In other words, they have not yet developed what’s called “theory of mind.” And this, Klein explains, is why it’s sometimes difficult for the smallest kids to hang out with others their own age. After all, what is enjoyable for one child might be alien and overwhelming for another. So while playgroups are an opportunity to let kids be free to explore social situations, it’s important to pay attention to how a child reacts to this level of interaction.
“Some love commotion, but many do not. Some love new situations, but many do not,” says Dr. Klein. “We adults go into these situations with adult expectations that children should learn to get along at this young age. In fact, learning to get along with others takes time, and big experiences in big groups do not always work.”
If a parent is experiencing a clingy two-year-old, Klein says, then that’s okay. They should follow the child’s lead when it comes to readiness for social interaction. “Maybe a crowded place is too much for them, and being there is not the right thing,” Klein says. “Or maybe the child needs time to hang back and get comfortable, and then when they feel comfortable enough, move forward.”
The most important thing is to gauge how the toddler is interacting with peers.

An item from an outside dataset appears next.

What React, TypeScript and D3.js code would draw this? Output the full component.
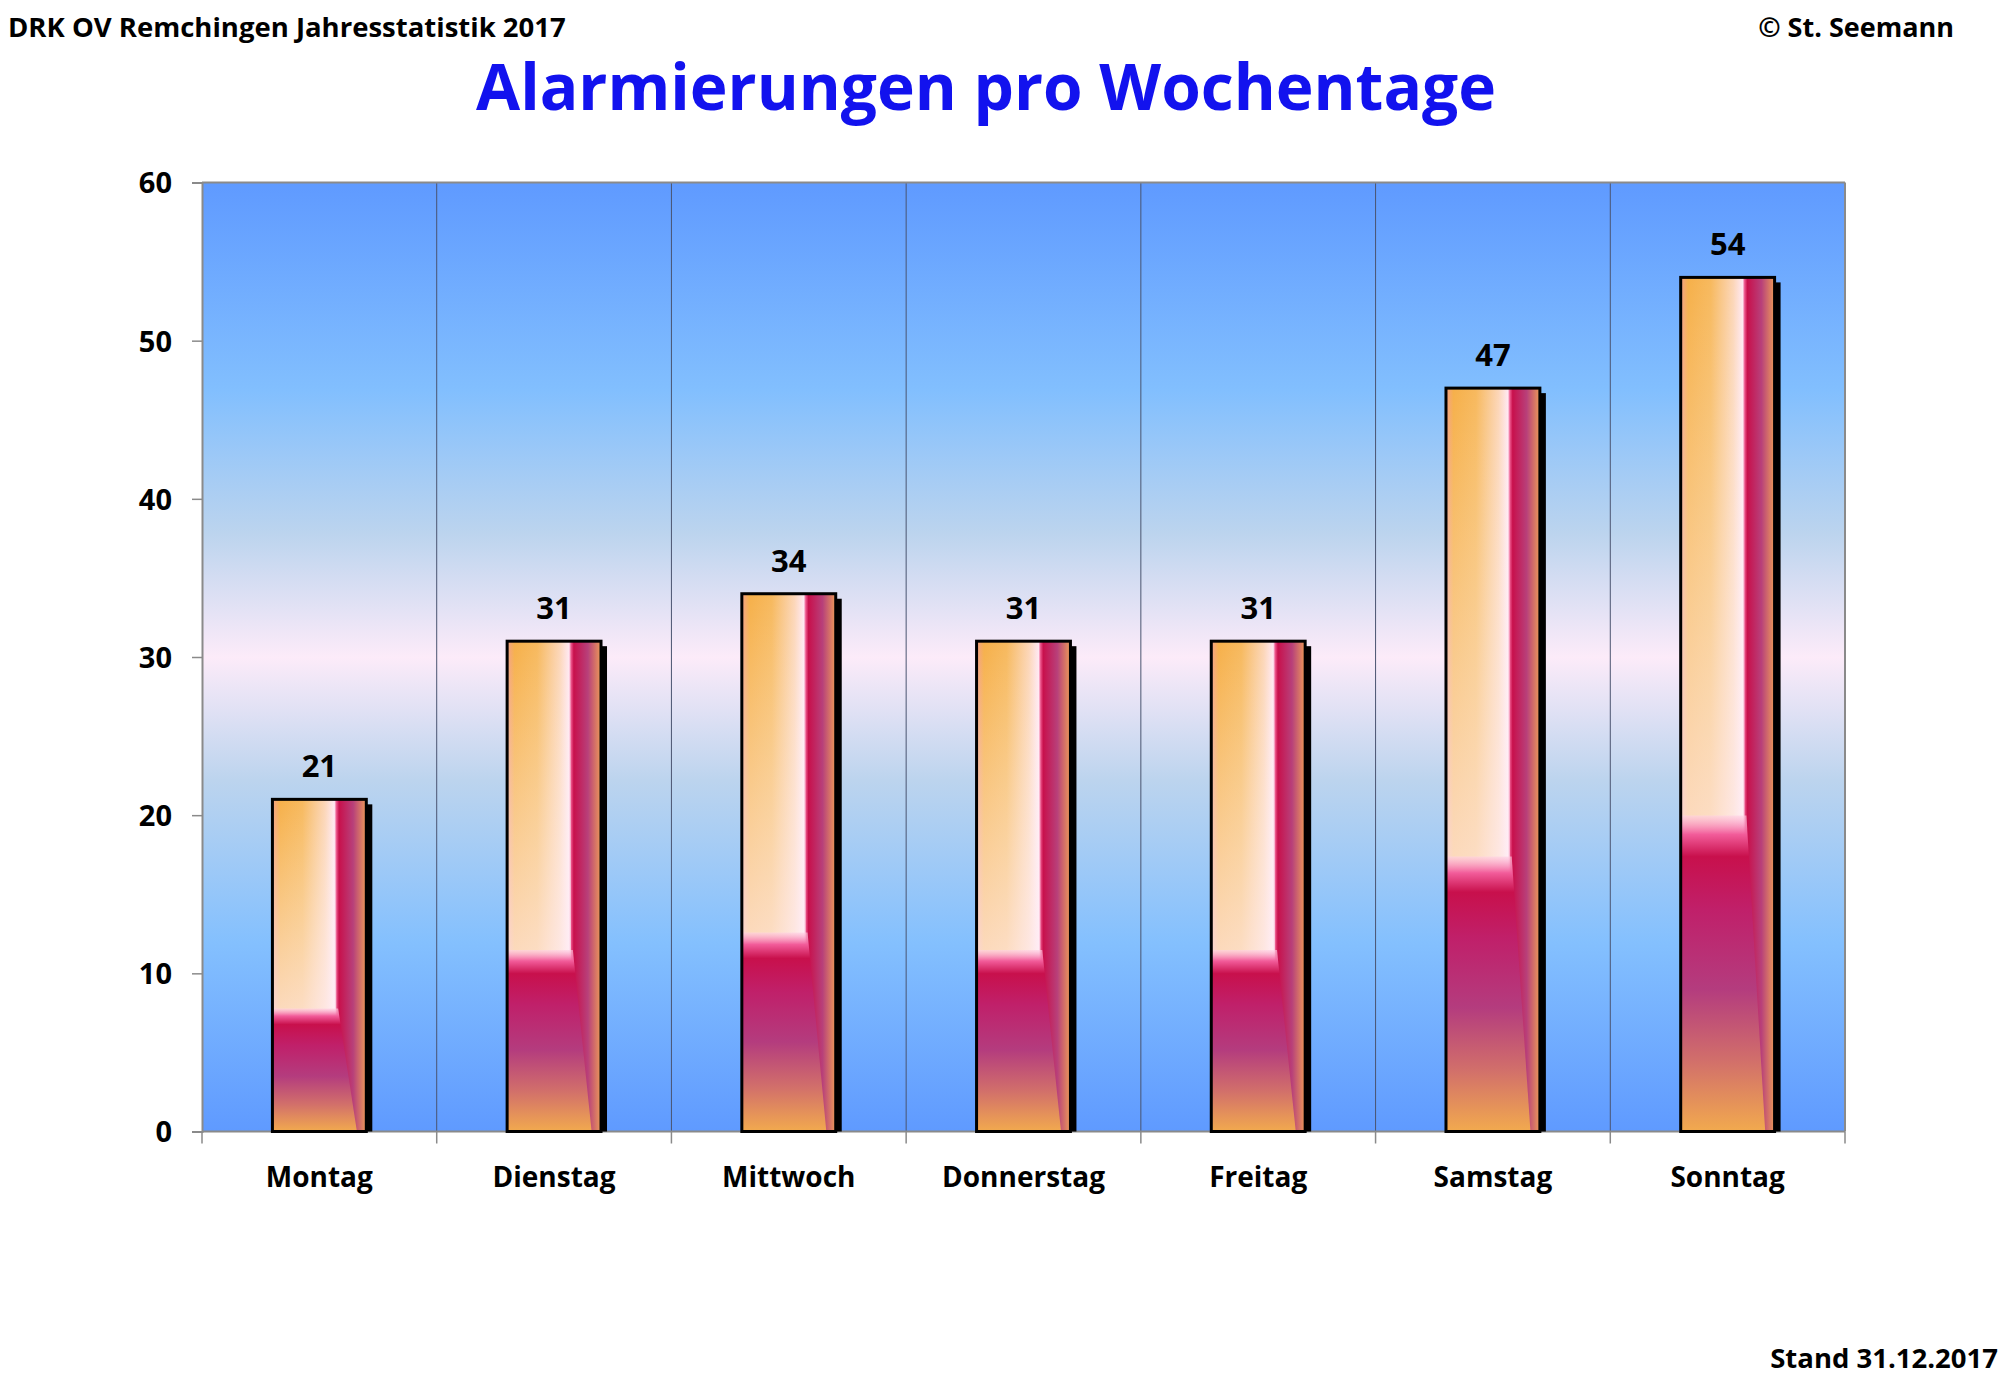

By age three, interaction becomes easier because kids are more interested in each other. Wide open spaces are best because they allow a toddler to avoid interactions if they want to, and small groups are still better for fostering tiny friendships. “Having children this age together in pairs is the best idea… [and] toddlers do best with one other child their age,” Klein says. “As they move well into the threes and fours, children gain more skills to play together and have more desire to play together and want to make friends.”
Parents should stay aware of how their toddler is behaving. Even if they are running around laughing, there’s a possibility of them becoming overwhelmed. Klein says that some kids seem like they are having fun, but they can quickly become too hyped-up and need dad to step in and help them take a break.
Playgroups are wonderful for kids when the fit is good. And when planned right, with a vigilant eye, toddlers will start to play with others, leaving parents a chance to have a conversation and maybe walk away having enjoyed some legitimate social interaction of their own.